## begin Data shown

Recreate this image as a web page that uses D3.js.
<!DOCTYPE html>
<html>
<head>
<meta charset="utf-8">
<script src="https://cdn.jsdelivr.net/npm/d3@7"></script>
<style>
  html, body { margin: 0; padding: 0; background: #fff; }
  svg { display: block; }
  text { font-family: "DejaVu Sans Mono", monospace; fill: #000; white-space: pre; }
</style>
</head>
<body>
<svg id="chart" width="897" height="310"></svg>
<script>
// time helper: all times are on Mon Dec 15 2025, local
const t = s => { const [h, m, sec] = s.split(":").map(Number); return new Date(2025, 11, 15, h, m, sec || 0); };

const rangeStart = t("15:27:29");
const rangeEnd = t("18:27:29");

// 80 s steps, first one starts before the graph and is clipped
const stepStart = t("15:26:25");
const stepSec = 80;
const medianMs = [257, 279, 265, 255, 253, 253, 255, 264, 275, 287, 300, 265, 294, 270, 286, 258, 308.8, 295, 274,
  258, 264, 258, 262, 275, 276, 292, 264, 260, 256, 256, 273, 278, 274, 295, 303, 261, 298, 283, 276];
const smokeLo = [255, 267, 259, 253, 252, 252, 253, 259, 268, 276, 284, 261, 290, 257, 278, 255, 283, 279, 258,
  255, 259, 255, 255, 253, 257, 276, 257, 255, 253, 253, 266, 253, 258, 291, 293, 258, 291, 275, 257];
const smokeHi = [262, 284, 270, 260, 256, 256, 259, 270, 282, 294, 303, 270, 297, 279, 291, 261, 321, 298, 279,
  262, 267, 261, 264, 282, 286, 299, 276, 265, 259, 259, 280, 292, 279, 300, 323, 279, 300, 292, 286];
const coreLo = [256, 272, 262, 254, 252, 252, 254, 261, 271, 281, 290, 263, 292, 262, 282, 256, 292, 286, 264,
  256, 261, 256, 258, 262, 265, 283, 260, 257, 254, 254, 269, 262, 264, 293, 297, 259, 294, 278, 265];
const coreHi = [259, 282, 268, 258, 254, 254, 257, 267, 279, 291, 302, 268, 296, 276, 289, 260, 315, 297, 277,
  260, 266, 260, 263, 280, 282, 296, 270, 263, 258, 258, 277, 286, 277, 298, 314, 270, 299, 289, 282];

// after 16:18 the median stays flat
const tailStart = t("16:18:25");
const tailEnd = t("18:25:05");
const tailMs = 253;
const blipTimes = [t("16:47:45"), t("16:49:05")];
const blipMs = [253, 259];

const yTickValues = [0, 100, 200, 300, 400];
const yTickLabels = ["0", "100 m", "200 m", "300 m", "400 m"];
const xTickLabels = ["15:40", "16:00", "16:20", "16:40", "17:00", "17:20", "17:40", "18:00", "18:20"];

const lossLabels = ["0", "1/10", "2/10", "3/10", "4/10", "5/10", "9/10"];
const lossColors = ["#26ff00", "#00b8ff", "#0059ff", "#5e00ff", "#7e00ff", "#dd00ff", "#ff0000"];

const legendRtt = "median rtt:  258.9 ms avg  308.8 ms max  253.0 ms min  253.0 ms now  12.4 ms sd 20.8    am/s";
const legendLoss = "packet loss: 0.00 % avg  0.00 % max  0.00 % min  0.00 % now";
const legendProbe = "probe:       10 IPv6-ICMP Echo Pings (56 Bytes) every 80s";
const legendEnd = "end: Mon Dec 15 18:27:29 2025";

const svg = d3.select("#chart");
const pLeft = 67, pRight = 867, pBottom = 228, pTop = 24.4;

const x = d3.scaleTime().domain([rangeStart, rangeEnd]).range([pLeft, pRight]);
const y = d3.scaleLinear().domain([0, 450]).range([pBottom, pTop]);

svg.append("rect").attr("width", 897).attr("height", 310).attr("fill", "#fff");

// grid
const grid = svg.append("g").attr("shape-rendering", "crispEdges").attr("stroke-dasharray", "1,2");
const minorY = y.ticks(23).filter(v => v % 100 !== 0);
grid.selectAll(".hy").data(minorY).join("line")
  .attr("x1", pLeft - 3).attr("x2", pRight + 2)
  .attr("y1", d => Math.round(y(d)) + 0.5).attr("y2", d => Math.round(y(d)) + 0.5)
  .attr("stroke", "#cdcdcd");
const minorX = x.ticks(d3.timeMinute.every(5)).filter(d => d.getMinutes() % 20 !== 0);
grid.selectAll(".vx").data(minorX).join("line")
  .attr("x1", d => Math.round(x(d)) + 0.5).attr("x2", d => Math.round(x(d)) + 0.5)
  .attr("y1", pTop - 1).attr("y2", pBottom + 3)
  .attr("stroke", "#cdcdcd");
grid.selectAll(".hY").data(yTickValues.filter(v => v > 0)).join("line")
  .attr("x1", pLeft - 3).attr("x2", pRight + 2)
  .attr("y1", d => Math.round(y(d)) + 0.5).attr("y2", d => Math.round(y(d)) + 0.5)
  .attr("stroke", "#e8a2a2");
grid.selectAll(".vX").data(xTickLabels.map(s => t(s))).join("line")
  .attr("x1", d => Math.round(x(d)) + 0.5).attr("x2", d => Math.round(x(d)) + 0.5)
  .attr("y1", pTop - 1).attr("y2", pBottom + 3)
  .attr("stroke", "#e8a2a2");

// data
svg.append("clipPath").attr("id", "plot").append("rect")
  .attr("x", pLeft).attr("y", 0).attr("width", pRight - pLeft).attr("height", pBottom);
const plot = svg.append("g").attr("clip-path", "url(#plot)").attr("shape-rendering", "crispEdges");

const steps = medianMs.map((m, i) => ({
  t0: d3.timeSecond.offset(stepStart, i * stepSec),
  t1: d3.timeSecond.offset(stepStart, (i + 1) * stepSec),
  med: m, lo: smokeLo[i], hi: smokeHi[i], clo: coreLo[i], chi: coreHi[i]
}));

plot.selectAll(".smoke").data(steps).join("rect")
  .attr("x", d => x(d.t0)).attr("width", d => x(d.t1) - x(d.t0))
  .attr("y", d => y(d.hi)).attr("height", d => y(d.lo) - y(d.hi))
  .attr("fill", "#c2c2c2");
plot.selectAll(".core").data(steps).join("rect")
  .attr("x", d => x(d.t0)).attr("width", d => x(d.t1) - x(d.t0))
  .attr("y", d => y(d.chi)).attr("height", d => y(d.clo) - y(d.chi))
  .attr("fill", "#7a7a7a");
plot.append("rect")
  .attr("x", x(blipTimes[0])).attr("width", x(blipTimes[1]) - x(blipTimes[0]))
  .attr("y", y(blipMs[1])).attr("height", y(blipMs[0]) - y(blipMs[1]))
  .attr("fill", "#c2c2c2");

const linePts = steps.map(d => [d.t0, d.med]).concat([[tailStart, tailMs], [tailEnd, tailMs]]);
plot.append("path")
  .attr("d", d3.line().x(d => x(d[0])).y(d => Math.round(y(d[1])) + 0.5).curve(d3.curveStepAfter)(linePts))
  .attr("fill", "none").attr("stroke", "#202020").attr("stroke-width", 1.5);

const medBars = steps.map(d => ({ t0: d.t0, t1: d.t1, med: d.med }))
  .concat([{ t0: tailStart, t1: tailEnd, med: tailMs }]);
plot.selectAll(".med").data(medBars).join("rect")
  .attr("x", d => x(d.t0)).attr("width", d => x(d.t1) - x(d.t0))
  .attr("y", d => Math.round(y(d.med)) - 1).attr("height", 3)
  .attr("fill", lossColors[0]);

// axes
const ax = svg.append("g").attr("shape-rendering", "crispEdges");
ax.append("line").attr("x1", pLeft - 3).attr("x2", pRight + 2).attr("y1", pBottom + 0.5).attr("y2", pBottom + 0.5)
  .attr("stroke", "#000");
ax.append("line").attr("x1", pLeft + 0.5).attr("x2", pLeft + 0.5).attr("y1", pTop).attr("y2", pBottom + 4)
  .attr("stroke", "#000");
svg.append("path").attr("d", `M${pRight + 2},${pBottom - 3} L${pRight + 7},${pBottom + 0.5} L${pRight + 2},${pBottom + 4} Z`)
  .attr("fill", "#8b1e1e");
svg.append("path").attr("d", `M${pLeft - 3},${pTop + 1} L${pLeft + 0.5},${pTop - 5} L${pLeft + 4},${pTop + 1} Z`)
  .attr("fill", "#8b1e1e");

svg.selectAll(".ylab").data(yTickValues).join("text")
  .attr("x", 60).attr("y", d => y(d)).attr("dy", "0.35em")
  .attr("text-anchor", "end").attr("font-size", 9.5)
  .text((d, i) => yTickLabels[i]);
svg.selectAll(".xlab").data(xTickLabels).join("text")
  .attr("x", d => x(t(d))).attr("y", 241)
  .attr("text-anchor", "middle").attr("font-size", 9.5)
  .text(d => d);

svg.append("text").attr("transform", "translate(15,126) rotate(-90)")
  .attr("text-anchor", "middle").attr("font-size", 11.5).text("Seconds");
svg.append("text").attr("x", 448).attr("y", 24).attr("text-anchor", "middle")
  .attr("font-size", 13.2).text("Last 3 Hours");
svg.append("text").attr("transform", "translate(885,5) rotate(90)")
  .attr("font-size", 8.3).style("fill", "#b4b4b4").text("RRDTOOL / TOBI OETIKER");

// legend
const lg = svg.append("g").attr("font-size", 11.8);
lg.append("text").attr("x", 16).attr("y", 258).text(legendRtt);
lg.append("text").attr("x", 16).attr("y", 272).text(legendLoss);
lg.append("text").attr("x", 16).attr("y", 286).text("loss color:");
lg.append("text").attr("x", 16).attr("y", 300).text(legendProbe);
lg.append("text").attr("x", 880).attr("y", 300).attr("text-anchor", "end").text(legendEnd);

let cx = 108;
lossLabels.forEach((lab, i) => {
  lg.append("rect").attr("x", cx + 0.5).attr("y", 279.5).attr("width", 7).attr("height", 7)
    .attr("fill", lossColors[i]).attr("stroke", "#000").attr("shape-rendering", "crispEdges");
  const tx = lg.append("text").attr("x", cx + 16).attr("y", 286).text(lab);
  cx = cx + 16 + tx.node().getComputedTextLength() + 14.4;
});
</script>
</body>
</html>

## end Data shown

What you will do:
From the first line of the listing above to the line with "const blipMs = [253, 259];", please transcribe each line exactly, both ends included, and nothing beyond that.

Result of this exercise:
Recreate this image as a web page that uses D3.js.
<!DOCTYPE html>
<html>
<head>
<meta charset="utf-8">
<script src="https://cdn.jsdelivr.net/npm/d3@7"></script>
<style>
  html, body { margin: 0; padding: 0; background: #fff; }
  svg { display: block; }
  text { font-family: "DejaVu Sans Mono", monospace; fill: #000; white-space: pre; }
</style>
</head>
<body>
<svg id="chart" width="897" height="310"></svg>
<script>
// time helper: all times are on Mon Dec 15 2025, local
const t = s => { const [h, m, sec] = s.split(":").map(Number); return new Date(2025, 11, 15, h, m, sec || 0); };

const rangeStart = t("15:27:29");
const rangeEnd = t("18:27:29");

// 80 s steps, first one starts before the graph and is clipped
const stepStart = t("15:26:25");
const stepSec = 80;
const medianMs = [257, 279, 265, 255, 253, 253, 255, 264, 275, 287, 300, 265, 294, 270, 286, 258, 308.8, 295, 274,
  258, 264, 258, 262, 275, 276, 292, 264, 260, 256, 256, 273, 278, 274, 295, 303, 261, 298, 283, 276];
const smokeLo = [255, 267, 259, 253, 252, 252, 253, 259, 268, 276, 284, 261, 290, 257, 278, 255, 283, 279, 258,
  255, 259, 255, 255, 253, 257, 276, 257, 255, 253, 253, 266, 253, 258, 291, 293, 258, 291, 275, 257];
const smokeHi = [262, 284, 270, 260, 256, 256, 259, 270, 282, 294, 303, 270, 297, 279, 291, 261, 321, 298, 279,
  262, 267, 261, 264, 282, 286, 299, 276, 265, 259, 259, 280, 292, 279, 300, 323, 279, 300, 292, 286];
const coreLo = [256, 272, 262, 254, 252, 252, 254, 261, 271, 281, 290, 263, 292, 262, 282, 256, 292, 286, 264,
  256, 261, 256, 258, 262, 265, 283, 260, 257, 254, 254, 269, 262, 264, 293, 297, 259, 294, 278, 265];
const coreHi = [259, 282, 268, 258, 254, 254, 257, 267, 279, 291, 302, 268, 296, 276, 289, 260, 315, 297, 277,
  260, 266, 260, 263, 280, 282, 296, 270, 263, 258, 258, 277, 286, 277, 298, 314, 270, 299, 289, 282];

// after 16:18 the median stays flat
const tailStart = t("16:18:25");
const tailEnd = t("18:25:05");
const tailMs = 253;
const blipTimes = [t("16:47:45"), t("16:49:05")];
const blipMs = [253, 259];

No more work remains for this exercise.